[PROBLEM TO WORK ON]:
Reproduce the lines of the material exactly, excluding every image.

[RECORD SET]:
-- Start --

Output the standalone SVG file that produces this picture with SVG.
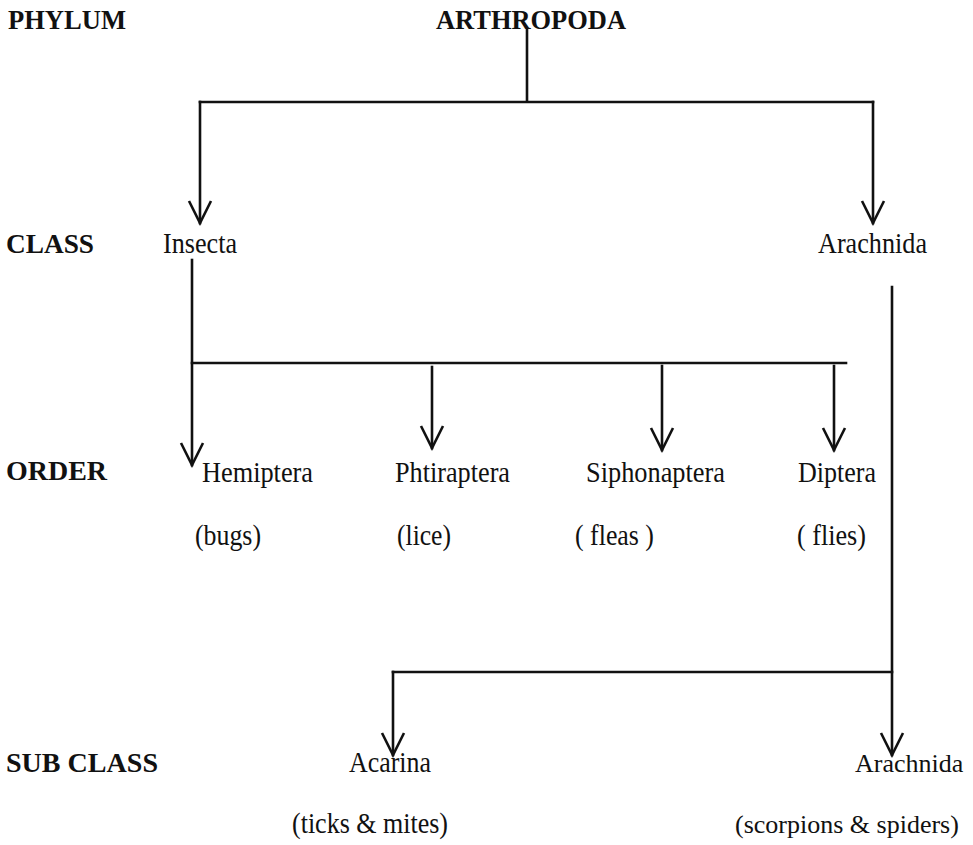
<svg xmlns="http://www.w3.org/2000/svg" width="973" height="845" viewBox="0 0 973 845">
<defs>
<style>
.lbl{font-family:"Liberation Serif","Times New Roman",serif;font-weight:bold;font-size:28px;fill:#111}
.nm{font-family:"Liberation Serif","Times New Roman",serif;font-size:30px;fill:#111}
.nms{font-family:"Liberation Serif","Times New Roman",serif;font-size:26px;fill:#111}
.ln{fill:none;stroke:#111;stroke-width:2.6;stroke-linecap:square}
.arw{marker-end:url(#v)}
</style>
<marker id="v" markerUnits="userSpaceOnUse" markerWidth="30" markerHeight="30" refX="0" refY="0" orient="auto" overflow="visible" viewBox="-25 -15 30 30">
<path d="M-22,-11 L0,0 L-22,11" fill="none" stroke="#111" stroke-width="2.6" stroke-linejoin="miter"/>
</marker>
</defs>
<rect width="973" height="845" fill="#fff"/>
<g id="rank-labels">
<text class="lbl" x="8" y="29" textLength="118" lengthAdjust="spacingAndGlyphs">PHYLUM</text>
<text class="lbl" x="6" y="253" textLength="88" lengthAdjust="spacingAndGlyphs">CLASS</text>
<text class="lbl" x="6" y="480" textLength="101" lengthAdjust="spacingAndGlyphs">ORDER</text>
<text class="lbl" x="6" y="772" textLength="152" lengthAdjust="spacingAndGlyphs">SUB CLASS</text>
</g>
<g id="connectors">
<path class="ln" d="M527 30 V102 M200 102 H873"/>
<path class="ln arw" d="M200 102 V223"/>
<path class="ln arw" d="M873 102 V223"/>
<path class="ln arw" d="M192 260 V465"/>
<path class="ln" d="M192 363 H846"/>
<path class="ln arw" d="M432 367 V448"/>
<path class="ln arw" d="M662 366 V450"/>
<path class="ln arw" d="M834 366 V450"/>
<path class="ln arw" d="M892 287 V755"/>
<path class="ln" d="M393 672 H892"/>
<path class="ln arw" d="M393 672 V755"/>
</g>
<g id="arthropoda"><text class="lbl" x="436" y="29" textLength="190" lengthAdjust="spacingAndGlyphs">ARTHROPODA</text></g>
<g id="insecta"><text class="nm" x="163" y="253" textLength="74" lengthAdjust="spacingAndGlyphs">Insecta</text></g>
<g id="arachnida-class"><text class="nm" x="818" y="253" textLength="109" lengthAdjust="spacingAndGlyphs">Arachnida</text></g>
<g id="hemiptera">
<text class="nm" x="202" y="482" textLength="111" lengthAdjust="spacingAndGlyphs">Hemiptera</text>
<text class="nm" x="195" y="545" textLength="66" lengthAdjust="spacingAndGlyphs">(bugs)</text>
</g>
<g id="phtiraptera">
<text class="nm" x="395" y="482" textLength="115" lengthAdjust="spacingAndGlyphs">Phtiraptera</text>
<text class="nm" x="397" y="545" textLength="54" lengthAdjust="spacingAndGlyphs">(lice)</text>
</g>
<g id="siphonaptera">
<text class="nm" x="586" y="482" textLength="139" lengthAdjust="spacingAndGlyphs">Siphonaptera</text>
<text class="nm" x="575" y="545" textLength="79" lengthAdjust="spacingAndGlyphs">( fleas )</text>
</g>
<g id="diptera">
<text class="nm" x="798" y="482" textLength="78" lengthAdjust="spacingAndGlyphs">Diptera</text>
<text class="nm" x="797" y="545" textLength="69" lengthAdjust="spacingAndGlyphs">( flies)</text>
</g>
<g id="acarina">
<text class="nm" x="349" y="772" textLength="82" lengthAdjust="spacingAndGlyphs">Acarina</text>
<text class="nm" x="292" y="833" textLength="156" lengthAdjust="spacingAndGlyphs">(ticks &amp; mites)</text>
</g>
<g id="arachnida-sub">
<text class="nms" x="855" y="772">Arachnida</text>
<text class="nms" x="735" y="833">(scorpions &amp; spiders)</text>
</g>
</svg>
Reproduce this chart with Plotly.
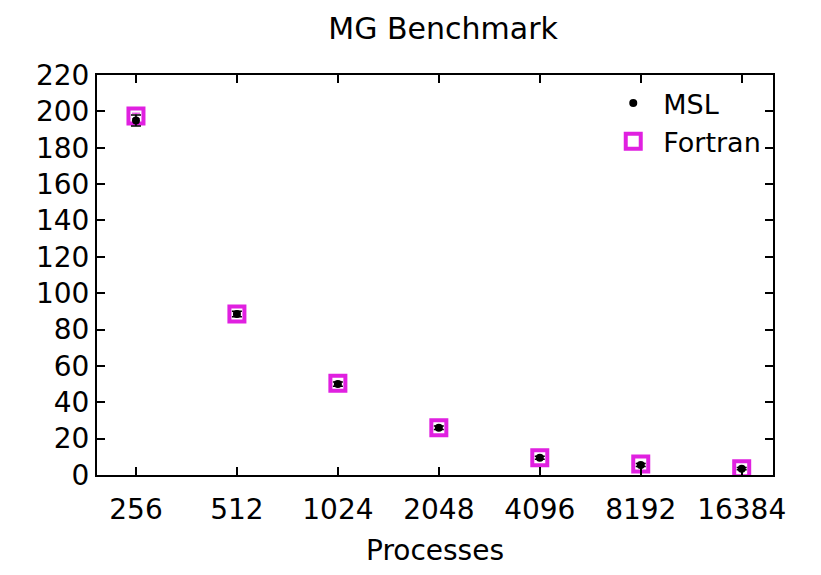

-- End --

[ANSWER TO THIS EXERCISE]:
Output the standalone SVG file that produces this picture with SVG.
<svg xmlns="http://www.w3.org/2000/svg" width="973" height="845" viewBox="0 0 973 845">
<defs>
<style>
.lbl{font-family:"Liberation Serif","Times New Roman",serif;font-weight:bold;font-size:28px;fill:#111}
.nm{font-family:"Liberation Serif","Times New Roman",serif;font-size:30px;fill:#111}
.nms{font-family:"Liberation Serif","Times New Roman",serif;font-size:26px;fill:#111}
.ln{fill:none;stroke:#111;stroke-width:2.6;stroke-linecap:square}
.arw{marker-end:url(#v)}
</style>
<marker id="v" markerUnits="userSpaceOnUse" markerWidth="30" markerHeight="30" refX="0" refY="0" orient="auto" overflow="visible" viewBox="-25 -15 30 30">
<path d="M-22,-11 L0,0 L-22,11" fill="none" stroke="#111" stroke-width="2.6" stroke-linejoin="miter"/>
</marker>
</defs>
<rect width="973" height="845" fill="#fff"/>
<g id="rank-labels">
<text class="lbl" x="8" y="29" textLength="118" lengthAdjust="spacingAndGlyphs">PHYLUM</text>
<text class="lbl" x="6" y="253" textLength="88" lengthAdjust="spacingAndGlyphs">CLASS</text>
<text class="lbl" x="6" y="480" textLength="101" lengthAdjust="spacingAndGlyphs">ORDER</text>
<text class="lbl" x="6" y="772" textLength="152" lengthAdjust="spacingAndGlyphs">SUB CLASS</text>
</g>
<g id="connectors">
<path class="ln" d="M527 30 V102 M200 102 H873"/>
<path class="ln arw" d="M200 102 V223"/>
<path class="ln arw" d="M873 102 V223"/>
<path class="ln arw" d="M192 260 V465"/>
<path class="ln" d="M192 363 H846"/>
<path class="ln arw" d="M432 367 V448"/>
<path class="ln arw" d="M662 366 V450"/>
<path class="ln arw" d="M834 366 V450"/>
<path class="ln arw" d="M892 287 V755"/>
<path class="ln" d="M393 672 H892"/>
<path class="ln arw" d="M393 672 V755"/>
</g>
<g id="arthropoda"><text class="lbl" x="436" y="29" textLength="190" lengthAdjust="spacingAndGlyphs">ARTHROPODA</text></g>
<g id="insecta"><text class="nm" x="163" y="253" textLength="74" lengthAdjust="spacingAndGlyphs">Insecta</text></g>
<g id="arachnida-class"><text class="nm" x="818" y="253" textLength="109" lengthAdjust="spacingAndGlyphs">Arachnida</text></g>
<g id="hemiptera">
<text class="nm" x="202" y="482" textLength="111" lengthAdjust="spacingAndGlyphs">Hemiptera</text>
<text class="nm" x="195" y="545" textLength="66" lengthAdjust="spacingAndGlyphs">(bugs)</text>
</g>
<g id="phtiraptera">
<text class="nm" x="395" y="482" textLength="115" lengthAdjust="spacingAndGlyphs">Phtiraptera</text>
<text class="nm" x="397" y="545" textLength="54" lengthAdjust="spacingAndGlyphs">(lice)</text>
</g>
<g id="siphonaptera">
<text class="nm" x="586" y="482" textLength="139" lengthAdjust="spacingAndGlyphs">Siphonaptera</text>
<text class="nm" x="575" y="545" textLength="79" lengthAdjust="spacingAndGlyphs">( fleas )</text>
</g>
<g id="diptera">
<text class="nm" x="798" y="482" textLength="78" lengthAdjust="spacingAndGlyphs">Diptera</text>
<text class="nm" x="797" y="545" textLength="69" lengthAdjust="spacingAndGlyphs">( flies)</text>
</g>
<g id="acarina">
<text class="nm" x="349" y="772" textLength="82" lengthAdjust="spacingAndGlyphs">Acarina</text>
<text class="nm" x="292" y="833" textLength="156" lengthAdjust="spacingAndGlyphs">(ticks &amp; mites)</text>
</g>
<g id="arachnida-sub">
<text class="nms" x="855" y="772">Arachnida</text>
<text class="nms" x="735" y="833">(scorpions &amp; spiders)</text>
</g>
</svg>
Reproduce this chart with Plotly.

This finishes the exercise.